WHAT THE EXERCISE ASKS: Set down word for word the lines running from the line with "Rebuild this chart" to the line with "0.002, 0.001, 0.0];", ends included. Skip every picture.

DATA SUPPLIED:
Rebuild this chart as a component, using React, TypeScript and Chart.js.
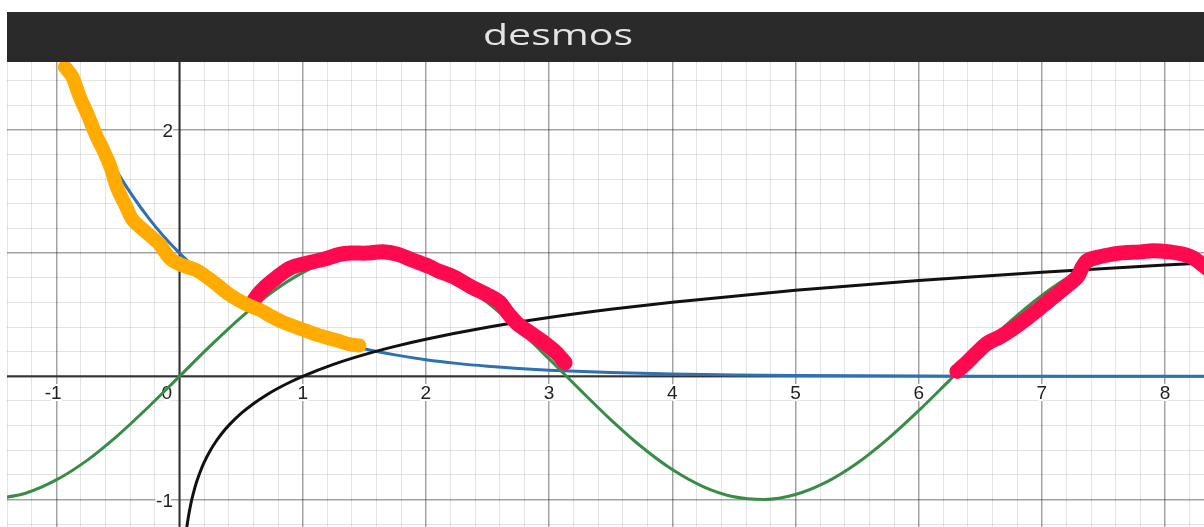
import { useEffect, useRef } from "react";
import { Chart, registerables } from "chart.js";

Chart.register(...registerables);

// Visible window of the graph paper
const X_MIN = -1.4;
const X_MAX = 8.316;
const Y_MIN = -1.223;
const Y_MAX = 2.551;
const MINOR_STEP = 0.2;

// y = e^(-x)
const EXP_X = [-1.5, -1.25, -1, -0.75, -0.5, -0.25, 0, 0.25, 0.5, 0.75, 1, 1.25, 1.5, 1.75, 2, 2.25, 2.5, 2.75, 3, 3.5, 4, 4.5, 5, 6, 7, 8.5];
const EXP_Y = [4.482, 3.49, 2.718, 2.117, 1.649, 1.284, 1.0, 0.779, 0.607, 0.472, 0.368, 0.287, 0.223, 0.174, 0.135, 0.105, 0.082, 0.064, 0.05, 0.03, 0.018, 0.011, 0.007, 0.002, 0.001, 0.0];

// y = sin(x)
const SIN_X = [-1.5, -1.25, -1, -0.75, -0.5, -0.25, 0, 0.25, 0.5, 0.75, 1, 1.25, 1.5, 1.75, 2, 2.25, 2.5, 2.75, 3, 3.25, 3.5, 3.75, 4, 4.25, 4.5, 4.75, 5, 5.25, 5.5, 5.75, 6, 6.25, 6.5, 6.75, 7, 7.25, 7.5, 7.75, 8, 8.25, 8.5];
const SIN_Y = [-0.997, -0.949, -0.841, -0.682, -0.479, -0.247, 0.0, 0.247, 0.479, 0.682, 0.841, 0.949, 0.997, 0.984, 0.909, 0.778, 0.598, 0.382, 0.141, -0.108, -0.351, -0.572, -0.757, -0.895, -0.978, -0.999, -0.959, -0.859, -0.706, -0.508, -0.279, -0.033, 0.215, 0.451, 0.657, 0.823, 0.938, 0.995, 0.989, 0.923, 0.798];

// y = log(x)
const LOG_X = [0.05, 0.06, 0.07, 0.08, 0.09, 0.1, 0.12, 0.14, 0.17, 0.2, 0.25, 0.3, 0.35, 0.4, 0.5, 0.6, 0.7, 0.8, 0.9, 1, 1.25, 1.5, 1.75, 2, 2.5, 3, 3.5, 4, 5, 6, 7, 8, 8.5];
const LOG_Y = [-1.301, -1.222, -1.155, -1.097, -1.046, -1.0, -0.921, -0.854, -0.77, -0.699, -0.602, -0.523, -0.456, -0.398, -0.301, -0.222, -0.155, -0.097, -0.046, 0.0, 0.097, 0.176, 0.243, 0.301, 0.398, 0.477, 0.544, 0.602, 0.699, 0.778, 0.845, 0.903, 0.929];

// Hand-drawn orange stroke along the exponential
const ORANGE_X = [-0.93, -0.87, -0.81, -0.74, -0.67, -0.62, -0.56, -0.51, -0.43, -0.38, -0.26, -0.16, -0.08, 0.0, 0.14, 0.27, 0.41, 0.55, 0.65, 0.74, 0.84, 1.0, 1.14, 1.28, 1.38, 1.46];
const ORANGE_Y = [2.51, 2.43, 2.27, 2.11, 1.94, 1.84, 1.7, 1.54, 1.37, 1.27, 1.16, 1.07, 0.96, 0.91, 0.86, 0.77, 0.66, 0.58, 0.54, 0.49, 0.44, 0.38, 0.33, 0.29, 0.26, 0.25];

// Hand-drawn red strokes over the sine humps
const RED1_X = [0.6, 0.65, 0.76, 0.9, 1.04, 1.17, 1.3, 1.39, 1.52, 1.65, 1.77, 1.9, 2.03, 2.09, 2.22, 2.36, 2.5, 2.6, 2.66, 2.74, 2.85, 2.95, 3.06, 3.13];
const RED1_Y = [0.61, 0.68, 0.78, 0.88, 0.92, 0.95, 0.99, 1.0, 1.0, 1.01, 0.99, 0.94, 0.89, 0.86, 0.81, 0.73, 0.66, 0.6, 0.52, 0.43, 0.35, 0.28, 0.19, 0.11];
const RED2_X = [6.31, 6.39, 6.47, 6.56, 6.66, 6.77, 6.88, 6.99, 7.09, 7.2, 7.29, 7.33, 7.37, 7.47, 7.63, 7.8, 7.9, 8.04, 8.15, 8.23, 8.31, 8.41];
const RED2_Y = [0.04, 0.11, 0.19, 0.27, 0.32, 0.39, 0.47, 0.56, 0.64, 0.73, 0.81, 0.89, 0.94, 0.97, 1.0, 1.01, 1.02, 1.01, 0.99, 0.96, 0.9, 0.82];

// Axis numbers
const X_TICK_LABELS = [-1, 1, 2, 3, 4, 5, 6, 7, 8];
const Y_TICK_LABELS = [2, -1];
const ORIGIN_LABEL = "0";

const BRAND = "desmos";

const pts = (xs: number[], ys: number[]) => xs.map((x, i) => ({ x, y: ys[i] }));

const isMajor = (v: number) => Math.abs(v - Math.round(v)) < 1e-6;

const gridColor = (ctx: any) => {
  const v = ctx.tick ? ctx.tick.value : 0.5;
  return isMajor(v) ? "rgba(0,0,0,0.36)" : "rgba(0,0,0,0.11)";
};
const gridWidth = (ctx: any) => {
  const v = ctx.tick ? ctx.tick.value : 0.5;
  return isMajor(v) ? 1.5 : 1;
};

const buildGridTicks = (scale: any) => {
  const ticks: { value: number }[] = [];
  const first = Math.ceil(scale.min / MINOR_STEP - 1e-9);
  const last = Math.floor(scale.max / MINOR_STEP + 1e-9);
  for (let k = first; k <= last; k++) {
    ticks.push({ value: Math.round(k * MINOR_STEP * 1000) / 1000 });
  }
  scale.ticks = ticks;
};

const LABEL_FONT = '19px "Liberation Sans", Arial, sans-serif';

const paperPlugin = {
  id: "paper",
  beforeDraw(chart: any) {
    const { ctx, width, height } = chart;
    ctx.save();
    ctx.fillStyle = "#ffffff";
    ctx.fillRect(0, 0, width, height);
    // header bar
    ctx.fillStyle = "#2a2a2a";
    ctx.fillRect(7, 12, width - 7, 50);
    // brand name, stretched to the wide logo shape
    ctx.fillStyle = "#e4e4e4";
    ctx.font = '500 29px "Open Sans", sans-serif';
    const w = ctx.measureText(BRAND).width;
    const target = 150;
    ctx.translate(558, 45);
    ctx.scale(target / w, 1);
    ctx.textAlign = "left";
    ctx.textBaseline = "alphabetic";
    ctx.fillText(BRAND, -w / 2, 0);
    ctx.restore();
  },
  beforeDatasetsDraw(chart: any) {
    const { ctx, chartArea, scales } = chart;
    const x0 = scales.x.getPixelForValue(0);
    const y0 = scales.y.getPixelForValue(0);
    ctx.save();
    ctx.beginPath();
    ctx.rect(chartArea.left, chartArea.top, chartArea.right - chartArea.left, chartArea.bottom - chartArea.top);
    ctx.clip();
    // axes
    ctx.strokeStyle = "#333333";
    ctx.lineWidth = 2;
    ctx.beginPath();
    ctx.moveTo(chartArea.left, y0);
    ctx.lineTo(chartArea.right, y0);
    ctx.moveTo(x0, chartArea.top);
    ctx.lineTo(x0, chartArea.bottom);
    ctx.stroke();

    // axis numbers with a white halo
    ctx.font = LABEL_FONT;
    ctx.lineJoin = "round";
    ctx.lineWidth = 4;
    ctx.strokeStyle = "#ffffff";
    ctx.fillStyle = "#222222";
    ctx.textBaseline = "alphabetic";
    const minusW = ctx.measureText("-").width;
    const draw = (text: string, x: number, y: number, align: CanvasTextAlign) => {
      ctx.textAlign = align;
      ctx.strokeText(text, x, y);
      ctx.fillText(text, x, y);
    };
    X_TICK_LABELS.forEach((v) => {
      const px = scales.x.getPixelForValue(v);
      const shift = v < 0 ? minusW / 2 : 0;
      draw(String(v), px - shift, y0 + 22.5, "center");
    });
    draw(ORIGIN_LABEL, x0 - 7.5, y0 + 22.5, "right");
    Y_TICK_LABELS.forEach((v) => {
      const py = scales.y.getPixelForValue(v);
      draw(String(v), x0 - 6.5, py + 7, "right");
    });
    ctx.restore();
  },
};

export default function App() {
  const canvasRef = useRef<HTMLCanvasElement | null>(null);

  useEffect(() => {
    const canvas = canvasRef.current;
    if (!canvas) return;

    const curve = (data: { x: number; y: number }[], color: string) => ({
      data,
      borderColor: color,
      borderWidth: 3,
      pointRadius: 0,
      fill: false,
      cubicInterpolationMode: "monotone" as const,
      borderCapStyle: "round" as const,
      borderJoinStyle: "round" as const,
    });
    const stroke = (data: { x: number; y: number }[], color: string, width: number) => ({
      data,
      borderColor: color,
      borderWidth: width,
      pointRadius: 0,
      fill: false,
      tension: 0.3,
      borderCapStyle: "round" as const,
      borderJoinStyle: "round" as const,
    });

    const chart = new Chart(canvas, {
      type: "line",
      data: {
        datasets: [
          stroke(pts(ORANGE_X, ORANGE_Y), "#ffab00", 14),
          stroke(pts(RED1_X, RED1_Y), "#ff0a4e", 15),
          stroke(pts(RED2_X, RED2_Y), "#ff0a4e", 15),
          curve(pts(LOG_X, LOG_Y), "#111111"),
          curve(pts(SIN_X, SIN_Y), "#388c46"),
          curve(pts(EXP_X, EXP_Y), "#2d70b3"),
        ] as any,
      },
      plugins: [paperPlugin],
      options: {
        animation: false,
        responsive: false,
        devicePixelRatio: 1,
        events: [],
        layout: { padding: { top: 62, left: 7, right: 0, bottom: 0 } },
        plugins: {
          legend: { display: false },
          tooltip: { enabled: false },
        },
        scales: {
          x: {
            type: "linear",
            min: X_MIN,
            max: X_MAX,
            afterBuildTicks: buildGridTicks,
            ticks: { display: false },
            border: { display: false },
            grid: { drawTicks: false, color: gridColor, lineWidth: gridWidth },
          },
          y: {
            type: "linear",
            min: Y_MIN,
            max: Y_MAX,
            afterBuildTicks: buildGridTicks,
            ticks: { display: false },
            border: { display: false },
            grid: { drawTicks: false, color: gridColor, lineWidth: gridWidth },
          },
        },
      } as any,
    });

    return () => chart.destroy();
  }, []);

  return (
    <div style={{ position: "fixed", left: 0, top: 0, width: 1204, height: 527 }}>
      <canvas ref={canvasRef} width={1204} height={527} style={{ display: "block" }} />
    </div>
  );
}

---

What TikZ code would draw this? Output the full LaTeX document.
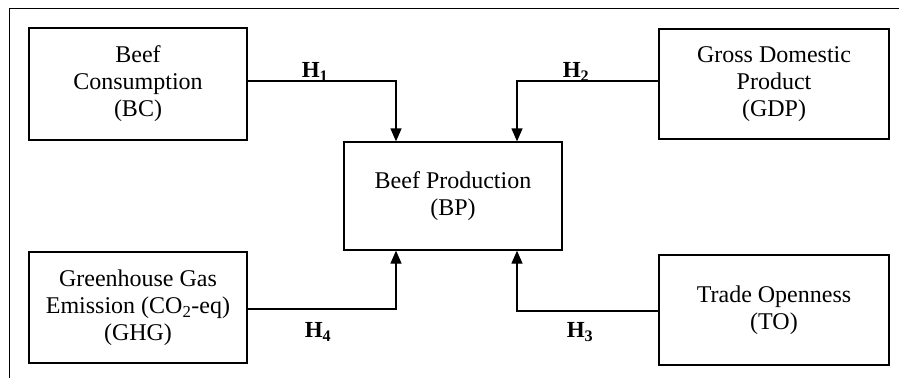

* * *

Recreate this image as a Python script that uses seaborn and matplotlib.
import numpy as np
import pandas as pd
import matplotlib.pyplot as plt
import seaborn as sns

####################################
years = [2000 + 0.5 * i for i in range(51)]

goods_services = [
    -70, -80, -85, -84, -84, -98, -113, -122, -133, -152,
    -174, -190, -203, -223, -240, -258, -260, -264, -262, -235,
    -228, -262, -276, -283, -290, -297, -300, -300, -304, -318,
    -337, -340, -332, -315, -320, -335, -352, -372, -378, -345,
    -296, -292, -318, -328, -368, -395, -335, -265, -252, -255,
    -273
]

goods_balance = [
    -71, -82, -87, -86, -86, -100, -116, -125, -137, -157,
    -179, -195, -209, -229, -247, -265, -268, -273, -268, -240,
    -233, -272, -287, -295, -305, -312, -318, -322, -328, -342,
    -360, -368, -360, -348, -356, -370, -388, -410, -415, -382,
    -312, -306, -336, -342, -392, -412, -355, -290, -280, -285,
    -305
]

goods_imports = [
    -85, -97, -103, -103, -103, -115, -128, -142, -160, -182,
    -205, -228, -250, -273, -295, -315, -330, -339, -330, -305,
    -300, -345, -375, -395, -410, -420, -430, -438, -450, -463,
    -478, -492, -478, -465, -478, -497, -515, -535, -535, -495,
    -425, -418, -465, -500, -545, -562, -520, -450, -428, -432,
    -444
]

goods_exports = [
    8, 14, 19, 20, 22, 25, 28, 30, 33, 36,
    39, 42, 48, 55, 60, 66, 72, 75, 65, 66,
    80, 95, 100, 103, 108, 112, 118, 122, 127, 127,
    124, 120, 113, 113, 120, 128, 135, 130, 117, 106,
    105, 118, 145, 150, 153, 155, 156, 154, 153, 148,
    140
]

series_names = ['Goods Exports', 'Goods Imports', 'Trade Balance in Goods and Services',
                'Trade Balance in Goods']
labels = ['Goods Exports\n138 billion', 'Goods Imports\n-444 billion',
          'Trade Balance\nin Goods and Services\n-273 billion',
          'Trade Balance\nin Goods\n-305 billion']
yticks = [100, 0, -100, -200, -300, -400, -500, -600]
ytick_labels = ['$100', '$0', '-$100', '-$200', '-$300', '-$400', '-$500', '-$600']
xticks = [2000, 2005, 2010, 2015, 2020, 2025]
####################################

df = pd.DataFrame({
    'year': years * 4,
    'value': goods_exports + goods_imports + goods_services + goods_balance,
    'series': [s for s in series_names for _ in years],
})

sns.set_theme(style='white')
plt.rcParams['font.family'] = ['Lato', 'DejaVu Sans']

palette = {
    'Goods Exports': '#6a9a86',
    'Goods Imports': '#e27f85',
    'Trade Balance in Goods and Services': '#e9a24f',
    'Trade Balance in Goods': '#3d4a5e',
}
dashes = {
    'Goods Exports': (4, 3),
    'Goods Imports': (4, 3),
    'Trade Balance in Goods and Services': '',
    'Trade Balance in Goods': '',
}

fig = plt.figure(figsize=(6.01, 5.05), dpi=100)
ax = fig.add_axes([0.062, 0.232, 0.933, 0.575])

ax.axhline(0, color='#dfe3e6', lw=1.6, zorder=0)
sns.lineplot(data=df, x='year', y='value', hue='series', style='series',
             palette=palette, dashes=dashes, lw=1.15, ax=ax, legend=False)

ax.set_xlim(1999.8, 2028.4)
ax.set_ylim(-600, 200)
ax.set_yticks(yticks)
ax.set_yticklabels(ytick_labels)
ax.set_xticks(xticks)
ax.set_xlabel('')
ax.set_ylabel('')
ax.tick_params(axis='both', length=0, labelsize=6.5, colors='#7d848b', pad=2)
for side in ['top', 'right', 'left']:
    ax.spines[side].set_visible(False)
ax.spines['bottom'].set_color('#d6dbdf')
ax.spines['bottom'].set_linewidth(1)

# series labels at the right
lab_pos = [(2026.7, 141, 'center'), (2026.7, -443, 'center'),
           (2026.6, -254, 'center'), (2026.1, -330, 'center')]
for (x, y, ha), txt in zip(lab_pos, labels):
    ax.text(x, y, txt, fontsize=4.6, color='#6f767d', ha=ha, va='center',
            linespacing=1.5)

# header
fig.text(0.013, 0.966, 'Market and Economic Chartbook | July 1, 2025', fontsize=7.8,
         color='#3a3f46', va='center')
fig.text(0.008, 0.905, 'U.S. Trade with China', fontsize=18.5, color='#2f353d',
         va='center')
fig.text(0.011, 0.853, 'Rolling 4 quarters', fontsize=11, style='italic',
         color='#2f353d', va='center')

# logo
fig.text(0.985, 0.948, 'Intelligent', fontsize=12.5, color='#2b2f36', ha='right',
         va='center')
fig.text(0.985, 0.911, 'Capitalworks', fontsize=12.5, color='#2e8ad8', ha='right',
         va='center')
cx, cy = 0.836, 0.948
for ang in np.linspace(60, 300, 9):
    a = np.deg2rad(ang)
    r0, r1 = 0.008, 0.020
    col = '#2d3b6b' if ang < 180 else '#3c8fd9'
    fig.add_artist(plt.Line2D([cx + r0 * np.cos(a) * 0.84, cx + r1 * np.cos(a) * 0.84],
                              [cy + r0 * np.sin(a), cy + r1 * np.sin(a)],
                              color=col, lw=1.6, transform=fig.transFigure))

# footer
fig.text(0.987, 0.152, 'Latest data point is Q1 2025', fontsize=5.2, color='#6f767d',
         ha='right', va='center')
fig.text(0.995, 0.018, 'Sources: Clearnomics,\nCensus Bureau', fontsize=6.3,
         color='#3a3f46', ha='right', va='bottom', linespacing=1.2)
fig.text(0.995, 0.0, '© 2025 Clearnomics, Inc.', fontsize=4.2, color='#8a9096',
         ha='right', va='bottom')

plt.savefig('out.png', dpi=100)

RESULT FOR THIS EXERCISE:
Rebuild this chart as a component, using React, TypeScript and Chart.js.
import { useEffect, useRef } from "react";
import { Chart, registerables } from "chart.js";

Chart.register(...registerables);

// Visible window of the graph paper
const X_MIN = -1.4;
const X_MAX = 8.316;
const Y_MIN = -1.223;
const Y_MAX = 2.551;
const MINOR_STEP = 0.2;

// y = e^(-x)
const EXP_X = [-1.5, -1.25, -1, -0.75, -0.5, -0.25, 0, 0.25, 0.5, 0.75, 1, 1.25, 1.5, 1.75, 2, 2.25, 2.5, 2.75, 3, 3.5, 4, 4.5, 5, 6, 7, 8.5];
const EXP_Y = [4.482, 3.49, 2.718, 2.117, 1.649, 1.284, 1.0, 0.779, 0.607, 0.472, 0.368, 0.287, 0.223, 0.174, 0.135, 0.105, 0.082, 0.064, 0.05, 0.03, 0.018, 0.011, 0.007, 0.002, 0.001, 0.0];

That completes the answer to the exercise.